Interrogée par JusticeInfo au sortir de l’audience, l’avocate principale de Ngirabatware, Me Ellis remet en cause le raisonnement des juges : ils auraient dû examiner, non pas les circonstances des rétractations, mais bien la véracité de celles-ci. « Les témoins ont donné des témoignages convaincants qu’ils ont maintenus jusqu’au bout, mais la Chambre d’appel n’en a pas tenu compte », se plaint-elle. Elle pense que les témoins qui ont désavoué leurs rétractations l’ont fait par crainte de représailles dans leur pays, au Rwanda. Elle affirme enfin que son client a été victime de « fabrications » et qu’à aucun moment de la procédure, on n’a tenu compte de son alibi, « qui avait pourtant valeur probante ».
Satisfaction à Kigali
Pour sa part, le procureur Serge Brammertz, dans un communiqué publié après le jugement, s’est déclaré « satisfait » que les juges aient « rejeté la tentative de Ngirabatware d’obtenir la révision de sa condamnation ». Le magistrat belge a, dans la foulée, assuré que tous ceux qui interfèrent avec les témoins seront poursuivis. Même sentiment de satisfaction pour la Commission nationale rwandaise de lutte contre le génocide, selon laquelle la démarche de Ngirabatware procédait surtout d’un plan plus large visant « à créer une jurisprudence en vue de la révision d’autres jugements définitifs prononcés par le TPIR, et casser par là leur légalité et leur légitimité ».

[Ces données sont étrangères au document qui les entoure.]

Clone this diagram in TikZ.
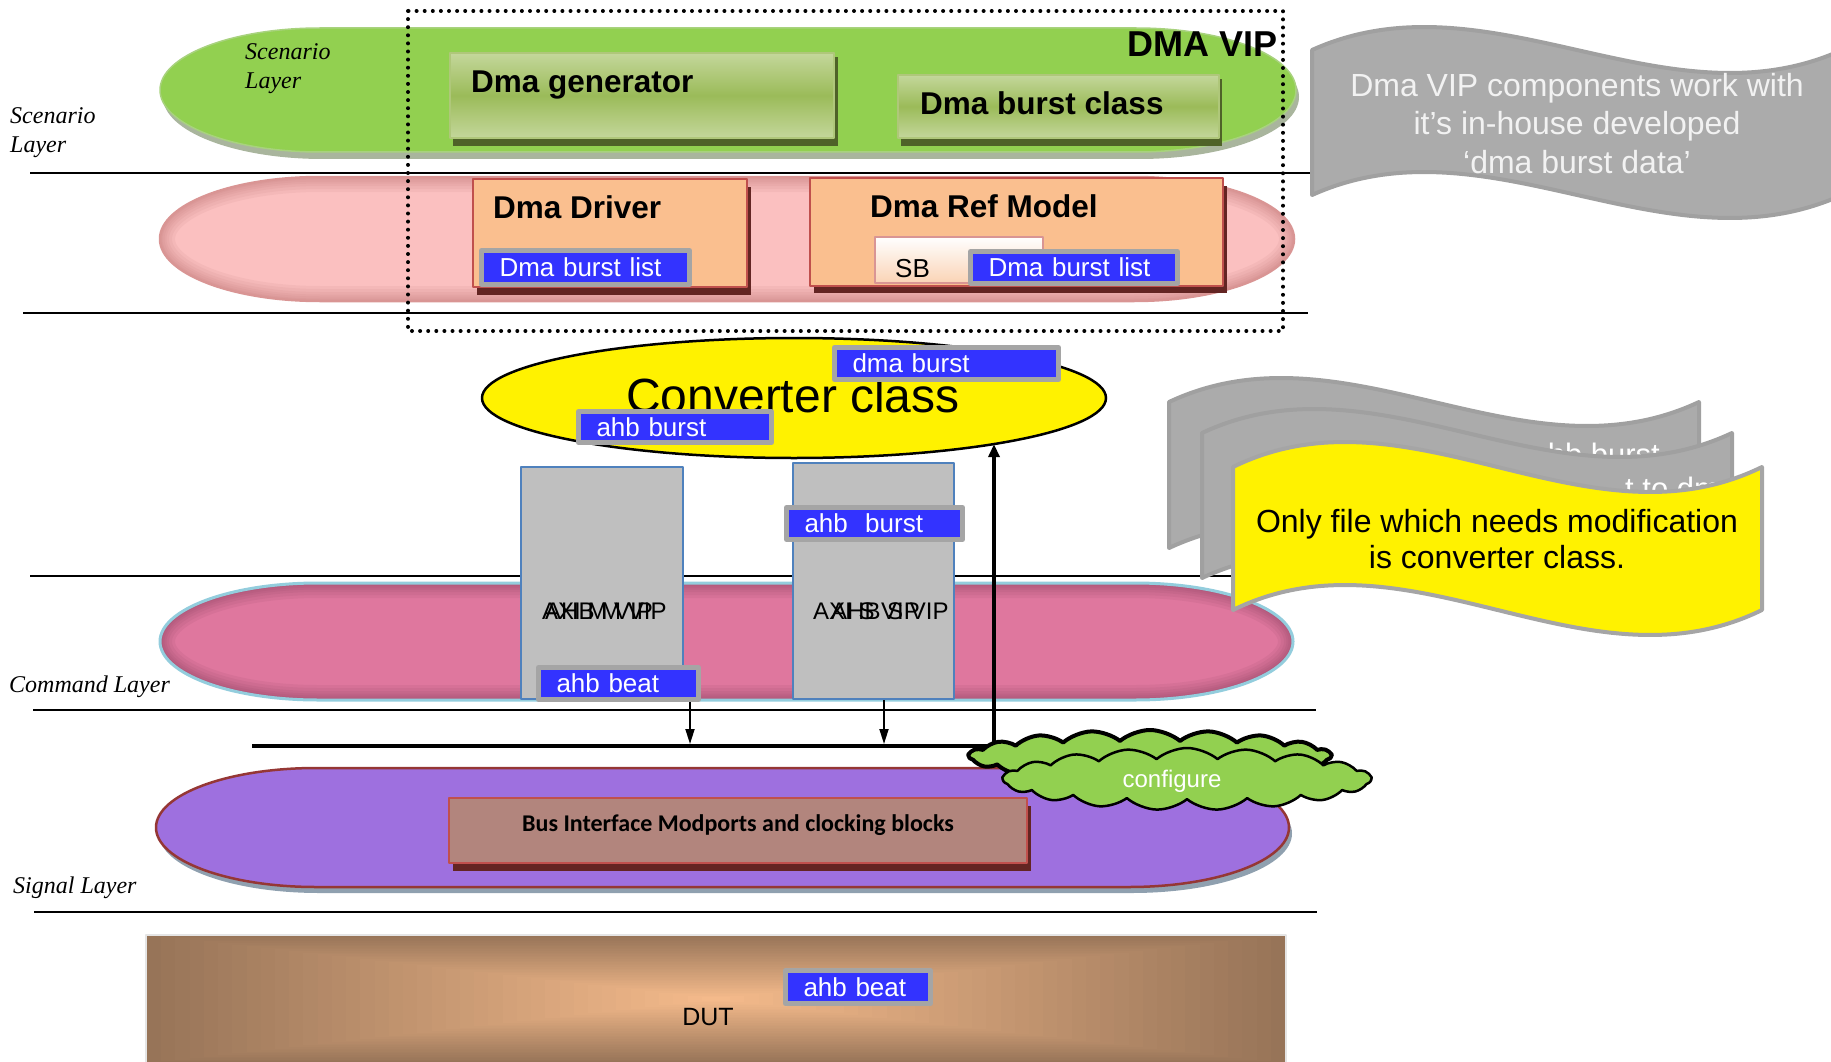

Maintenant que son procès est définitivement clos, Ngirabatware devrait être transféré dans un autre pays que la Tanzanie, pour y purger le reste de sa peine de 30 ans d’emprisonnement. Et, pendant ce temps, les limiers du procureur sont toujours à la recherche de son beau-père, Félicien Kabuga, souvent présenté comme l’argentier du génocide.